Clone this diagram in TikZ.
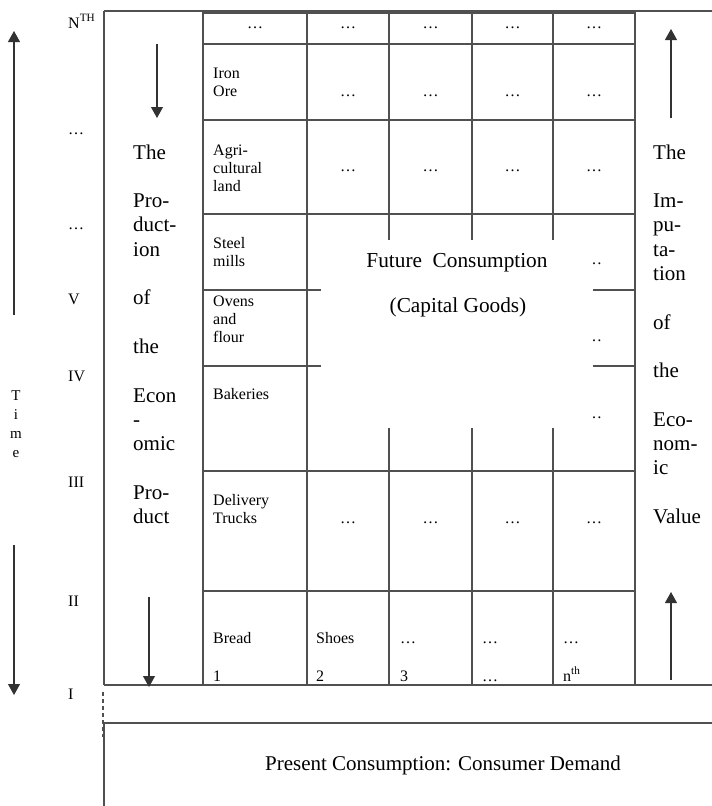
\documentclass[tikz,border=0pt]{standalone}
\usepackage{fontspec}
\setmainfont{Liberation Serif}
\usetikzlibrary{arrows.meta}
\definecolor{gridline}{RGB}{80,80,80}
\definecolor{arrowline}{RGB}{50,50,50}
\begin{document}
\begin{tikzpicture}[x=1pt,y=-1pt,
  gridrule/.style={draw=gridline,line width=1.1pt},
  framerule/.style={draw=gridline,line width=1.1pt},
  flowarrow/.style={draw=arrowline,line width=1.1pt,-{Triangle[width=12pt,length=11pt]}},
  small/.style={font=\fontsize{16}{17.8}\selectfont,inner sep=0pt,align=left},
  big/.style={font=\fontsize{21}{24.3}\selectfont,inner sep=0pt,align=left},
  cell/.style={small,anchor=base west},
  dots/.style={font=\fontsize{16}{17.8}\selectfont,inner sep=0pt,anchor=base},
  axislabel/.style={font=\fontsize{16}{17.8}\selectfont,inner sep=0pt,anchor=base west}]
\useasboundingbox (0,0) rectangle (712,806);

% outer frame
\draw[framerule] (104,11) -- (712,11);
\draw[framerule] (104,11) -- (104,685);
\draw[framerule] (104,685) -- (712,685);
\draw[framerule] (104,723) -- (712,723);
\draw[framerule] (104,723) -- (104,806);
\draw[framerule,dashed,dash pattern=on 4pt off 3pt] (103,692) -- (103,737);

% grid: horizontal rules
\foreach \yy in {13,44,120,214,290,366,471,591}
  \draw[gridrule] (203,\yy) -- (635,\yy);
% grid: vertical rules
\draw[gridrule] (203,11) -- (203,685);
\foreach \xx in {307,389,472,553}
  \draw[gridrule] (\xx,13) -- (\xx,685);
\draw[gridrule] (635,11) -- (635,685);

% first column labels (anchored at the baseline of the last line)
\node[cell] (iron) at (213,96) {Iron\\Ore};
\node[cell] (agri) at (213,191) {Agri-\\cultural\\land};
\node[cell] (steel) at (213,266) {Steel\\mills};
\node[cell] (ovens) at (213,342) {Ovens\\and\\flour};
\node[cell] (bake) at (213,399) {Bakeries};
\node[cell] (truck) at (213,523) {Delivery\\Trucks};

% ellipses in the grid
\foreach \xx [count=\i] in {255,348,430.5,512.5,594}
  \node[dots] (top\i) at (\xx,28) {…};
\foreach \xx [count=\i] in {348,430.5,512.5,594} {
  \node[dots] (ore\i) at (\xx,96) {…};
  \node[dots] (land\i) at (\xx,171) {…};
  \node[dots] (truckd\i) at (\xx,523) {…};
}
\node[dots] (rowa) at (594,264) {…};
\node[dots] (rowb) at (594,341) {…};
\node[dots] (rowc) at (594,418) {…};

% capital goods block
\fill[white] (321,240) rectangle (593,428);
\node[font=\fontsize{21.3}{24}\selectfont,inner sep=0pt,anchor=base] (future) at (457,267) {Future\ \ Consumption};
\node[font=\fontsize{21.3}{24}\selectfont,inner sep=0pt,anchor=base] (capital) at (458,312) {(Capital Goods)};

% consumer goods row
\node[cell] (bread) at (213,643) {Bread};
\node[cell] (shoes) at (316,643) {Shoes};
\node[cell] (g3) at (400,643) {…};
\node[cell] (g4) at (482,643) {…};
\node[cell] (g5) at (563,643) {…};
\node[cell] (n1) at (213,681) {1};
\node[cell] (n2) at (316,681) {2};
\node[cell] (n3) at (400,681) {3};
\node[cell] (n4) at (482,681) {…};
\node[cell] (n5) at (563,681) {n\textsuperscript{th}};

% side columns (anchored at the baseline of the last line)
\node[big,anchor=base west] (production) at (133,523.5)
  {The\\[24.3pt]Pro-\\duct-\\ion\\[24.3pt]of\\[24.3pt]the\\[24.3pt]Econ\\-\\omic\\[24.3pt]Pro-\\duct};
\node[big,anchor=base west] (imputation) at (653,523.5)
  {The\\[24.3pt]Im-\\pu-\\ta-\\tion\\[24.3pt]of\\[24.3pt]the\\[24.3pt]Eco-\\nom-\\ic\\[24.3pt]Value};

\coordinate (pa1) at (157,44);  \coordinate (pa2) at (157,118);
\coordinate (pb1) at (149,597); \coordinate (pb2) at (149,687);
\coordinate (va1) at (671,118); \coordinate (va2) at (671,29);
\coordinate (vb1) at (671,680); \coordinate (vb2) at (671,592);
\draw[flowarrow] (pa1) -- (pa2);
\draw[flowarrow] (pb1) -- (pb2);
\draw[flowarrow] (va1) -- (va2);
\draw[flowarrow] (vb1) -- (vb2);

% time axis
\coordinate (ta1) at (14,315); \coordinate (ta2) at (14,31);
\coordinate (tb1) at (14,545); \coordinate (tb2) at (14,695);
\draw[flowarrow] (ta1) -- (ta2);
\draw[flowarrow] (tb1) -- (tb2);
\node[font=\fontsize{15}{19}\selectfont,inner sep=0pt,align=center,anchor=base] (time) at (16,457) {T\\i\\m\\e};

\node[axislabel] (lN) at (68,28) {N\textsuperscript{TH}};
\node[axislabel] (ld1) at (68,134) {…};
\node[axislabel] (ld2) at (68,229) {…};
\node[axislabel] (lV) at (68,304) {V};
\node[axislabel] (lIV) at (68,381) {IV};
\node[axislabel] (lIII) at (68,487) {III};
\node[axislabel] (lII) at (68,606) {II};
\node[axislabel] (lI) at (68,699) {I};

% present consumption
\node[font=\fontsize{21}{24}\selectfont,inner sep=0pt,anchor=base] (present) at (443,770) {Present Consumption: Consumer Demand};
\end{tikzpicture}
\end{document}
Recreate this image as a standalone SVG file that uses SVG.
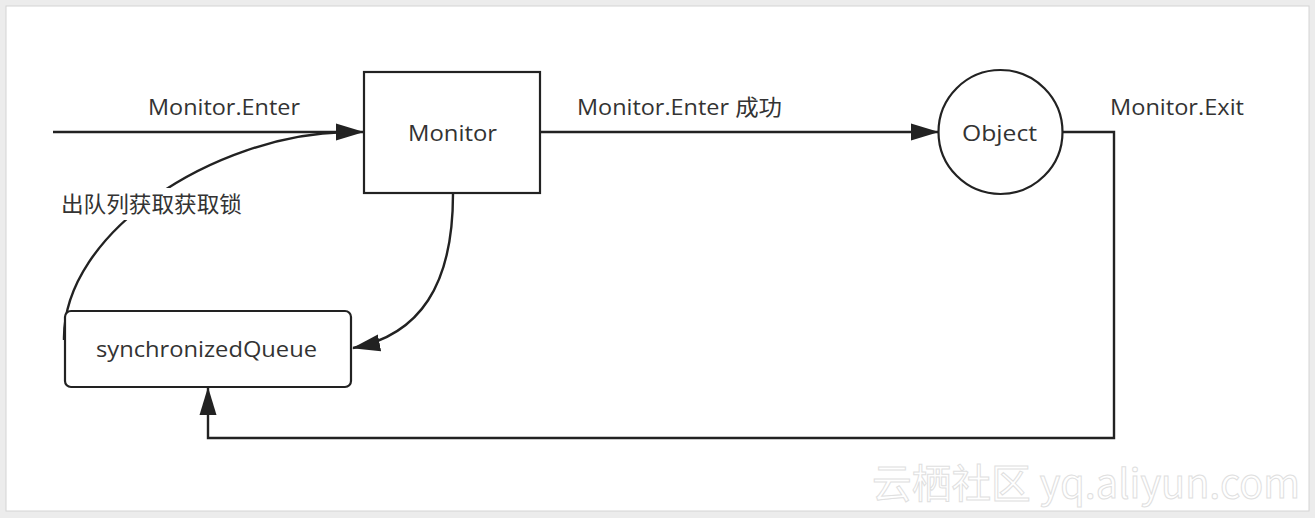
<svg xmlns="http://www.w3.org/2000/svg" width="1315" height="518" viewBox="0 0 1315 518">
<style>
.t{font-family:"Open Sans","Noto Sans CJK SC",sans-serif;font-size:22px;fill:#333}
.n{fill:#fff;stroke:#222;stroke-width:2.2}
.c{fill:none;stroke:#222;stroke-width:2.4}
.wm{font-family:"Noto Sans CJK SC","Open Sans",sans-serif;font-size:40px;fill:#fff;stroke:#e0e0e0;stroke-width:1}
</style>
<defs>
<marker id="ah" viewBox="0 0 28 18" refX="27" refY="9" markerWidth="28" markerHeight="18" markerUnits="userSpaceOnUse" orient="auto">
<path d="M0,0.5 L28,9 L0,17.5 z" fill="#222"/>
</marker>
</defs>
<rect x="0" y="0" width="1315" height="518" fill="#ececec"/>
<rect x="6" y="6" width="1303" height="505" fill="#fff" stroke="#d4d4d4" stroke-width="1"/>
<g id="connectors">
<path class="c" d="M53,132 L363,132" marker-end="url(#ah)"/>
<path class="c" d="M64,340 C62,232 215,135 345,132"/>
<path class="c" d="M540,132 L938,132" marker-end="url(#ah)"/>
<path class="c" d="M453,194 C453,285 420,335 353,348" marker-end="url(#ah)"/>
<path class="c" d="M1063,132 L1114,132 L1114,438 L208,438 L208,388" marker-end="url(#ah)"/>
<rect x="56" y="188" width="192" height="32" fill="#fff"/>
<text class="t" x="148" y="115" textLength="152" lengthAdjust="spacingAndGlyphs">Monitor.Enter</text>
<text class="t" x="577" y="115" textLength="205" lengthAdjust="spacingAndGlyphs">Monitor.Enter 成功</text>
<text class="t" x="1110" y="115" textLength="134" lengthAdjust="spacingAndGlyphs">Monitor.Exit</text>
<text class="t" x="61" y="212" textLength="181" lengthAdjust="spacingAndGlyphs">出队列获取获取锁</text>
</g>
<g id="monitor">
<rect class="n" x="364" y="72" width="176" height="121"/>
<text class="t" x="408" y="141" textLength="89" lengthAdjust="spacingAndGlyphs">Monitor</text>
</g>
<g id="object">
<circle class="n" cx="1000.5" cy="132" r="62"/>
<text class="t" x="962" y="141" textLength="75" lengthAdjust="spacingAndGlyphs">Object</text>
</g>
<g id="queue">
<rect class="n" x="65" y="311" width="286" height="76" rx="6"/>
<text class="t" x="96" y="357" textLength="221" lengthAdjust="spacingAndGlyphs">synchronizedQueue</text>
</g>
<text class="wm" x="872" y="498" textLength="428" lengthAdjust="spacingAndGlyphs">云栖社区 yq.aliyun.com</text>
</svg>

# # # # #

* Set problem: Go from the first line of the data above to the line containing "(635,11) -- (635,685);" and retype exactly those lines, both included, but none of the pictures.

* Correct result:
Clone this diagram in TikZ.
\documentclass[tikz,border=0pt]{standalone}
\usepackage{fontspec}
\setmainfont{Liberation Serif}
\usetikzlibrary{arrows.meta}
\definecolor{gridline}{RGB}{80,80,80}
\definecolor{arrowline}{RGB}{50,50,50}
\begin{document}
\begin{tikzpicture}[x=1pt,y=-1pt,
  gridrule/.style={draw=gridline,line width=1.1pt},
  framerule/.style={draw=gridline,line width=1.1pt},
  flowarrow/.style={draw=arrowline,line width=1.1pt,-{Triangle[width=12pt,length=11pt]}},
  small/.style={font=\fontsize{16}{17.8}\selectfont,inner sep=0pt,align=left},
  big/.style={font=\fontsize{21}{24.3}\selectfont,inner sep=0pt,align=left},
  cell/.style={small,anchor=base west},
  dots/.style={font=\fontsize{16}{17.8}\selectfont,inner sep=0pt,anchor=base},
  axislabel/.style={font=\fontsize{16}{17.8}\selectfont,inner sep=0pt,anchor=base west}]
\useasboundingbox (0,0) rectangle (712,806);

% outer frame
\draw[framerule] (104,11) -- (712,11);
\draw[framerule] (104,11) -- (104,685);
\draw[framerule] (104,685) -- (712,685);
\draw[framerule] (104,723) -- (712,723);
\draw[framerule] (104,723) -- (104,806);
\draw[framerule,dashed,dash pattern=on 4pt off 3pt] (103,692) -- (103,737);

% grid: horizontal rules
\foreach \yy in {13,44,120,214,290,366,471,591}
  \draw[gridrule] (203,\yy) -- (635,\yy);
% grid: vertical rules
\draw[gridrule] (203,11) -- (203,685);
\foreach \xx in {307,389,472,553}
  \draw[gridrule] (\xx,13) -- (\xx,685);
\draw[gridrule] (635,11) -- (635,685);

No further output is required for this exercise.